Quinton told Disney blog Inside the Magic that he also received a copyright claim from Disney’s music division on one of the videos because it detected use of Steamboat Willie‘s soundtrack.

It appears all three claims were automatically filed by YouTube’s Content ID system–meaning Steamboat Willie, despite being in the public domain, hasn’t been removed from the Content ID library.

Quinton told Inside the Magic that a YouTube rep told him to appeal the claims. Another rep told the blog YouTube isn’t responsible for mediating copyright claims.

“It is between the parties involved,” she said. “It’s not up to YouTube to decide who ‘owns the rights’ to content, which is why we give copyright holders tools to make claims and uploaders tools to dispute claims that are made incorrectly.”

If a channel is hit with three copyright strikes over the course of its lifetime, YouTube will take it permanently offline.

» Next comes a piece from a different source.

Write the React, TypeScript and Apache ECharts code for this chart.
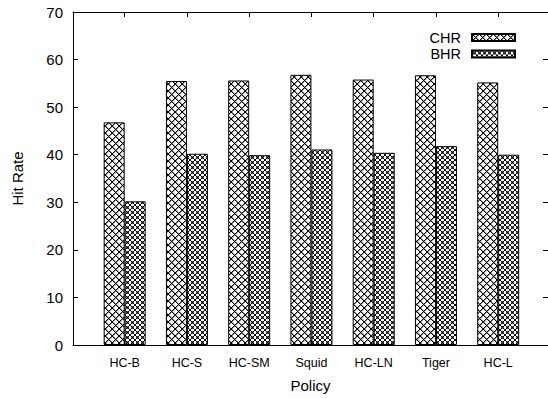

There is a grace period after a copyright claim is filed where creators can either remove the copyrighted material or appeal the claim, but if the claim successfully goes through, that’s one strike. If all three of these claims were to go through on Quinton’s channel, it would be terminated.

“The instant a film becomes public domain, it should be removed from the YouTube copyright library,” Quinton tweeted. “I should not have to ‘appeal’ to prove something is public domain—it should be against terms of service to send takedowns over public domain material.”

As Inside the Magic points out, YouTube isn’t the only platform struggling with the new public domain debut. Twitch streamer DollipDaze ran a stream Jan. 1 where she live reacted to Steamboat Willie. The VOD of that stream was later muted by Twitch.